Right around the corner on Kentucky Avenue is this charmer, with leaded glass panes and a tin roof:

 And then there's this wonderful, multi-story construction on 13th Street, nestled in day lilies and zinnias and considerably grander than the home it belongs to -- no offense homeowner:

















I should like one colored like our house: celadon, eggplant, and rose. I've long overflowed the living room bookcases, the hall bookcases, my office bookcases, the upstairs hall bookcases, and books are forever piled unsteadily on the floor and shoved under the bed and tossed around the bathroom floor. Occasionally in a fit of neatness, I pick a sunny day and pile a few armloads out by the curb, where the neighboring book vultures pick through them fast -- but I'd like to be able to leave them out in a downpour, instead of scurrying to bring them in or stashing them in the trunk of the car. 

Maybe for my birthday. Right. The only way that will happen is if My Prince sees that project as a fresh excuse for not cleaning out the garage. Please! Let's not get started again on the garage.






 

Friday, June 26, 2015

Oh Willow Weep for Me! A Gardening Trail of Tears.

A Stand of Lilies
This is what you call a stand of lilies. Oh, I suppose if you had acres to occupy you might do a lusher job, but here we're talking about a bitty border on a city street - so it's quite a sight. And there's no support or ties or whatnots. The stalks are proudly upright and massed with yellow trumpets.

Then there's THIS:

A Droop of Lily
THIS sorry display was in my back garden yesterday. This morning it is sadder still, as Someone managed to knock its support and step on the single flower -- which I've spent the last month waiting for. May I say, this lily whatever it's called has been taking up precious space for several years, growing taller and leggier every season -- but has never been more floriferous.

Massing of Mallow
Continuing on our early morning walk to and from the market to resupply my Prince with his bananas and juice we come across another curbside display, this a massing of mallow -- dinner plate sized relatives of the tropical hibiscus -- this example, growing in part shade, smothered in buds.

Pathetic
And to think of all the self-congratulatory yelping that went on as I left the house with a fond gaze into the trough of ivy, basking in its patch of part sun, and the f-ing spindle of fertilized and coddled mallow that has managed to poke its way up and put forth three buds (one a year I think that is). This will probably bloom while we're on vacation, as these things do.

Angel's Trumpet
Ah yes, there's more. Here we have something that really makes me puke, a largely untended curbside clump of angel's trumpet. Look, LOOK at the buds on this sucker!

Uh
And here we have -- why is the bare and anorexic stalk of my angel trumpet reaching for the heavens? And I was enjoying (another) self-congratulatory moment with it just before my hike -- thinking about the duPont Garden in Wilmington where angel's trumpet are trained in pots as standard trees and fantasizing that this is where this sorry (and entirely flowerless) specimen that I've been nursing for three summers is headed. Even my cunning under planting of moon flowers and pink morning glories is struggling. The god's laugh.

Pink Trumpet Vine
Yes, it looks like a bunch of dead sticks (though the cilantro seed I tossed in to remind me not to discard the pot IS flourishing. Ole', guacamole).  However! No one else in the neighborhood has one, so what you have here is area's premier example of a pink trumpet vine.  Exquisite, isn't it.



Monday, June 22, 2015

On Faking It ... Again

Margot Before

Observe my forlorn hydrangea Margot. She's eight or ten or who knows how old now with one lousy blossom.

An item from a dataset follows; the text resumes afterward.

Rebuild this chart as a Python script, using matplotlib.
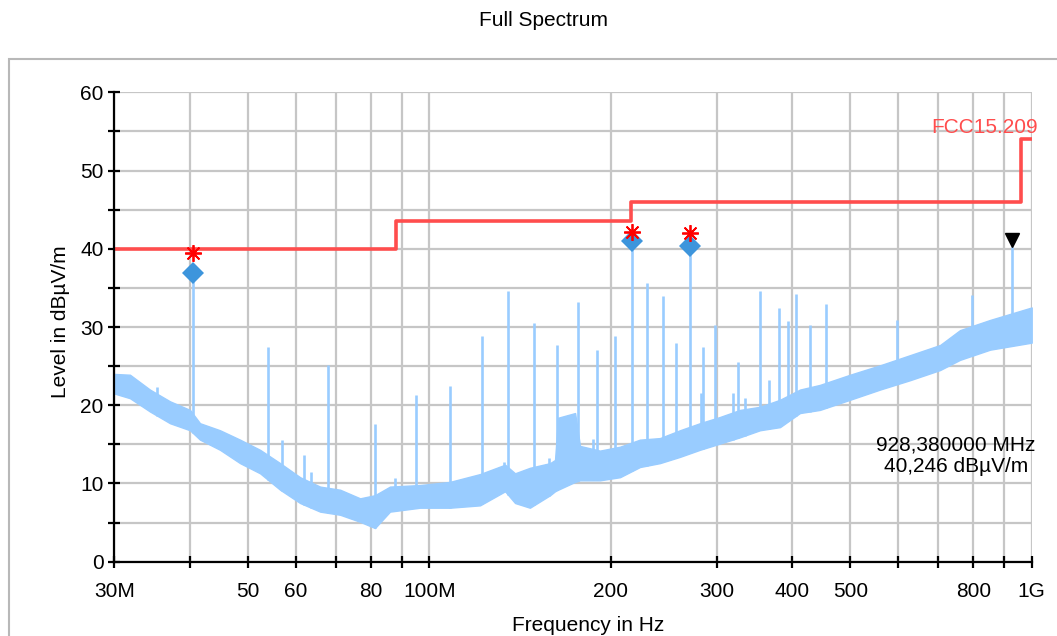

This is all the flowering I can expect this summer as the hydrangea sets bud for the following season on the current season's woody stalks, which they more or less reliably do -- unless some Prince wanders by with loppers and in a fit of neatness (would that such a fit take hold in the garage) lops off the buds in September. 

Which is precisely what happened last fall.

I was unaware of this tragic happenstance until a sorry dawn in March when I took a somnambulistic perambulation (that was SUCH FUN to write) through my garden patch, sleepily observing the this and the that, and noticed the plant's sharply nipped tips.

Bracing myself, I approached the only possible source of this mishap, and asked if perhaps he'd exceeded the boundaries I'd imposed on his pruning - which was supposed to be confined to the (for me) unreachable. Well.  His Irish cheeks reddened and his bald patch began to mist and he insisted ... that it was the damn squirrels.

Squirrels, said I, do not have teeth like pruning shears, the branches would be nibbled not whacked. And he scurried away muttering something...

And so this year we have ONE flower, which is particularly tragic since we moved Margot last summer - or he did, while I supervised -- a terrifying feat in Washington's paralyzing heat. She'd grown so enormous that she could nearly shake hands with Phyllis across a path that one might (if one was of a mind to) call the ceremonial approach to the to the aforesaid garage. She'd spent last summer regaining her verve, and was fine and bushy until.... 

Margot After
Yesterday, in what will be will be fashion, we off and went to Michael's, purveyors of largely hideous fake flowers among other craft items, where I scored a coup of sorts: three reasonably realistic green hydrangea branches at a buck a piece that, when poked among the bush's branches, appear to have blossomed there.